Runtime test commands:

The joint test example also registers CmdApVideoAppTest(), exposed through the VAPP console command. These commands are intended for dynamic validation without rebuilding firmware:

Encoder-related runtime commands only cover bitrate/QP, GOP, and force-I-frame. They do not change init-only encoder headers, VUI, HRD, or profile-level configuration. Other VAPP commands, such as OSD, AINR, and NN controls, are example-level runtime controls and do not modify encoder init-only settings.

Command

Description

VAPP bps <ch> <bps>

Change encoder bitrate for channel ch at runtime. Example: VAPP bps 1 4000000 or VAPP bps 1 256000.

VAPP qp <ch> <min_qp> <max_qp>

Change encoder QP range for channel ch. Example: VAPP qp 1 26 28 or VAPP qp 1 45 48.

VAPP gop <ch> <gop>

Change encoder GOP length for channel ch.

VAPP i <ch>

Force an I-frame on channel ch. This is useful after changing bitrate/QP or when a streaming client reconnects.

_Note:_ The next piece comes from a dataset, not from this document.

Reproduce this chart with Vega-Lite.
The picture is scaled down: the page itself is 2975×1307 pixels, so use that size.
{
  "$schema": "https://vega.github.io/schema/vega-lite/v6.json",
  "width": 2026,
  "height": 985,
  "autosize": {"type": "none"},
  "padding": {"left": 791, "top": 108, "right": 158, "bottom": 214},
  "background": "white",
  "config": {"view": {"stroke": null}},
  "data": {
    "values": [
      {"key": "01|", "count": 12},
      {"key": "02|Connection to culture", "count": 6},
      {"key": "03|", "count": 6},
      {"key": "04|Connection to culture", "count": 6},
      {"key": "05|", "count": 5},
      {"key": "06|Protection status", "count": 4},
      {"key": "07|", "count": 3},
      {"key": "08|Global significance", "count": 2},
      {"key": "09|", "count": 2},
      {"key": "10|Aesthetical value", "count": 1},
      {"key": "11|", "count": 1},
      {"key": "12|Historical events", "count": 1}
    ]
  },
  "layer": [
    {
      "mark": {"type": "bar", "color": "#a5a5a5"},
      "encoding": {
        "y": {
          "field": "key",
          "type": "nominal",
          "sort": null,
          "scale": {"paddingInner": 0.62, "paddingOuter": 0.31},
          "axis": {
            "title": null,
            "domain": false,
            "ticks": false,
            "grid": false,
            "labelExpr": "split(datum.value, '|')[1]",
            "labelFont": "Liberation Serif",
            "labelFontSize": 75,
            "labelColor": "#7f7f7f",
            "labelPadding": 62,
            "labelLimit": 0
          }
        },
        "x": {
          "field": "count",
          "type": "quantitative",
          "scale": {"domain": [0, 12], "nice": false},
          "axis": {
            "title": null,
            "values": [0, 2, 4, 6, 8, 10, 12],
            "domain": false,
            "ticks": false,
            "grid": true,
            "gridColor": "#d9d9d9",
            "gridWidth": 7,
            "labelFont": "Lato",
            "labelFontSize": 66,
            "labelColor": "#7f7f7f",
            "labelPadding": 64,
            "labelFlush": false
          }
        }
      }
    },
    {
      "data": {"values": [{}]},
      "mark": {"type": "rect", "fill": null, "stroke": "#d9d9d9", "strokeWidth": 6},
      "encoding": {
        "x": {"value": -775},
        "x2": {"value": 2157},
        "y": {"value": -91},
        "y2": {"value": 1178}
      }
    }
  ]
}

VAPP osd <ch> <idx> <fmt> <x> <y> <w> <h> <alpha> <Y> <U> <V> <bitmap_addr>

Update hardware OSD bitmap parameters manually. Example: VAPP osd 1 0 0 100 100 320 320 128 200 200 200 0x80000000.

VAPP ainr <0|1>

Disable or enable AI noise reduction globally. Example: VAPP ainr 1.

VAPP nn <0|1>

Pause or resume VIPNN inference. When paused with NN_OSD_ENA=1, the example clears the V2 OSD canvas.

VAPP stop

Stop the joint test example and de-initialise linkers/modules in reverse order.

Note

The VAPP command no longer changes the V2 sink. Stop the current example with VAPP stop if needed, then use VIDEO list and VIDEO run [n] to start the UVC or RTSP joint-test entry.

FileSaver module:

When a channel’s primary output is disabled via its compile-time flag, that channel may fall back to a filesaver_module consumer. V1 uses FileSaver when MP4_ENA=0; V3 (JPEG snapshot) and V4 (NV12 motion detection) always route to FileSaver; V5 routes to FileSaver when NN_ENA=0. V2 no longer has a none / FileSaver sink in this example: the selected entry routes V2 to either UVC or RTSP.